_What you should do_:
Do not copy the pictures; transcribe all other material exactly.

_Data provided_:
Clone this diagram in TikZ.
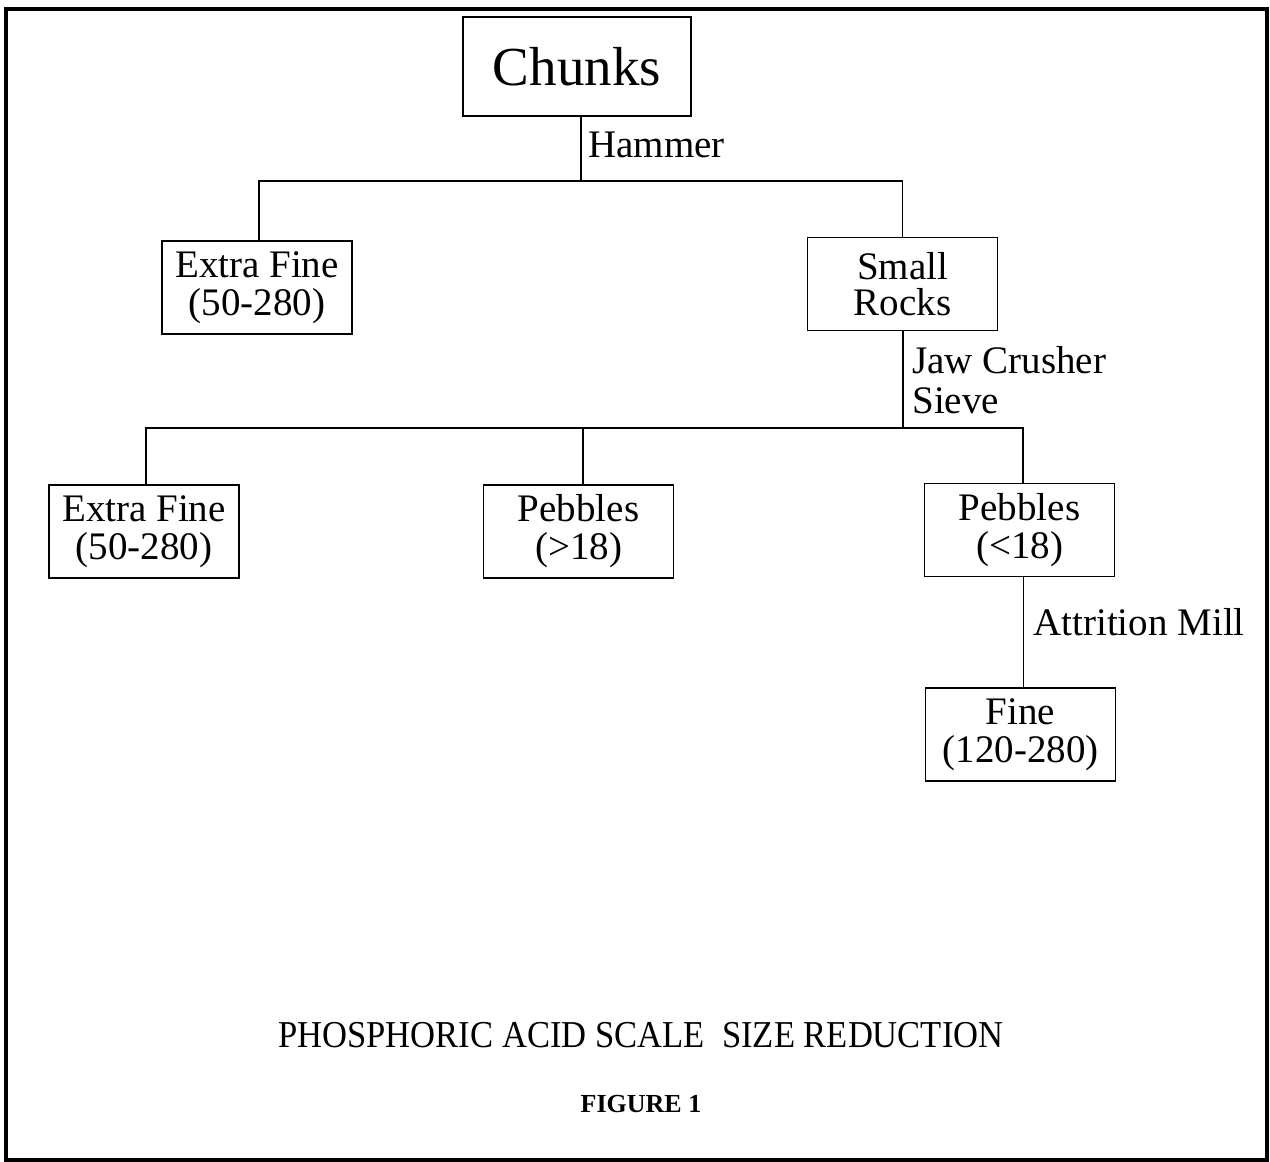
\documentclass[tikz,border=0pt]{standalone}
\usepackage{fontspec}
\setmainfont{Liberation Serif}
\begin{document}
\begin{tikzpicture}[x=0.5pt,y=-0.5pt,
  box/.style={draw, line width=0.7pt, inner sep=0pt, minimum width=95pt, minimum height=46.5pt, align=center, font=\fontsize{19.5}{19}\selectfont},
  lbl/.style={inner sep=0pt, anchor=base west, align=left, font=\fontsize{19.5}{21}\selectfont},
  conn/.style={line width=0.6pt}]
\useasboundingbox (0,0) rectangle (1270,1162);
\draw[line width=1.6pt] (6,9) rectangle (1267,1160);
% boxes
\node[box, minimum width=114pt, minimum height=49.5pt, font=\fontsize{27.5}{30}\selectfont] (chunks) at (577,66.5) {Chunks};
\node[box] (ef1) at (257,287.5) {Extra Fine\\(50-280)};
\node[box, font=\fontsize{19.5}{18}\selectfont] (sr) at (902.5,284) {Small\\Rocks};
\node[box] (ef2) at (144,531.5) {Extra Fine\\(50-280)};
\node[box] (p1) at (578.5,531.5) {Pebbles\\(>18)};
\node[box] (p2) at (1019.5,530) {Pebbles\\(<18)};
\node[box] (fine) at (1020.5,734.5) {Fine\\(120-280)};
% junctions
\coordinate (j1) at (581,181);
\coordinate (j2) at (903,428);
% connectors
\draw[conn] (chunks.south -| j1) -- (j1);
\draw[conn] ([xshift=1pt]ef1.north) |- (j1) -| (sr.north);
\draw[conn] (sr.south -| j2) -- (j2);
\draw[conn] ([xshift=1pt]ef2.north) |- (j2) -| ([xshift=1.75pt]p2.north);
\draw[conn] ([xshift=2.25pt]p1.north) -- ([xshift=2.25pt]p1.north |- j2);
\draw[conn] ([xshift=2pt]p2.south) -- ([xshift=2pt]p2.south |- fine.north);
% labels
\node[lbl] (hammer) at (588,157) {Hammer};
\node[lbl] (jaw) at (912,373) {Jaw Crusher};
\node[lbl] (sieve) at (912,413) {Sieve};
\node[lbl] (attr) at (1033,635) {Attrition Mill};
% caption
\node[inner sep=0pt, anchor=base, font=\fontsize{19}{20}\selectfont] (title) at (641,1047) {\scalebox{0.91}[1]{PHOSPHORIC ACID SCALE\ \ SIZE REDUCTION}};
\node[inner sep=0pt, anchor=base, font=\fontsize{13}{15}\selectfont\bfseries] (fig) at (641,1112) {FIGURE 1};
\end{tikzpicture}
\end{document}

_Solution to this exercise_:
Clone this diagram in TikZ.
\documentclass[tikz,border=0pt]{standalone}
\usepackage{fontspec}
\setmainfont{Liberation Serif}
\begin{document}
\begin{tikzpicture}[x=0.5pt,y=-0.5pt,
  box/.style={draw, line width=0.7pt, inner sep=0pt, minimum width=95pt, minimum height=46.5pt, align=center, font=\fontsize{19.5}{19}\selectfont},
  lbl/.style={inner sep=0pt, anchor=base west, align=left, font=\fontsize{19.5}{21}\selectfont},
  conn/.style={line width=0.6pt}]
\useasboundingbox (0,0) rectangle (1270,1162);
\draw[line width=1.6pt] (6,9) rectangle (1267,1160);
% boxes
\node[box, minimum width=114pt, minimum height=49.5pt, font=\fontsize{27.5}{30}\selectfont] (chunks) at (577,66.5) {Chunks};
\node[box] (ef1) at (257,287.5) {Extra Fine\\(50-280)};
\node[box, font=\fontsize{19.5}{18}\selectfont] (sr) at (902.5,284) {Small\\Rocks};
\node[box] (ef2) at (144,531.5) {Extra Fine\\(50-280)};
\node[box] (p1) at (578.5,531.5) {Pebbles\\(>18)};
\node[box] (p2) at (1019.5,530) {Pebbles\\(<18)};
\node[box] (fine) at (1020.5,734.5) {Fine\\(120-280)};
% junctions
\coordinate (j1) at (581,181);
\coordinate (j2) at (903,428);
% connectors
\draw[conn] (chunks.south -| j1) -- (j1);
\draw[conn] ([xshift=1pt]ef1.north) |- (j1) -| (sr.north);
\draw[conn] (sr.south -| j2) -- (j2);
\draw[conn] ([xshift=1pt]ef2.north) |- (j2) -| ([xshift=1.75pt]p2.north);
\draw[conn] ([xshift=2.25pt]p1.north) -- ([xshift=2.25pt]p1.north |- j2);
\draw[conn] ([xshift=2pt]p2.south) -- ([xshift=2pt]p2.south |- fine.north);
% labels
\node[lbl] (hammer) at (588,157) {Hammer};
\node[lbl] (jaw) at (912,373) {Jaw Crusher};
\node[lbl] (sieve) at (912,413) {Sieve};
\node[lbl] (attr) at (1033,635) {Attrition Mill};
% caption
\node[inner sep=0pt, anchor=base, font=\fontsize{19}{20}\selectfont] (title) at (641,1047) {\scalebox{0.91}[1]{PHOSPHORIC ACID SCALE\ \ SIZE REDUCTION}};
\node[inner sep=0pt, anchor=base, font=\fontsize{13}{15}\selectfont\bfseries] (fig) at (641,1112) {FIGURE 1};
\end{tikzpicture}
\end{document}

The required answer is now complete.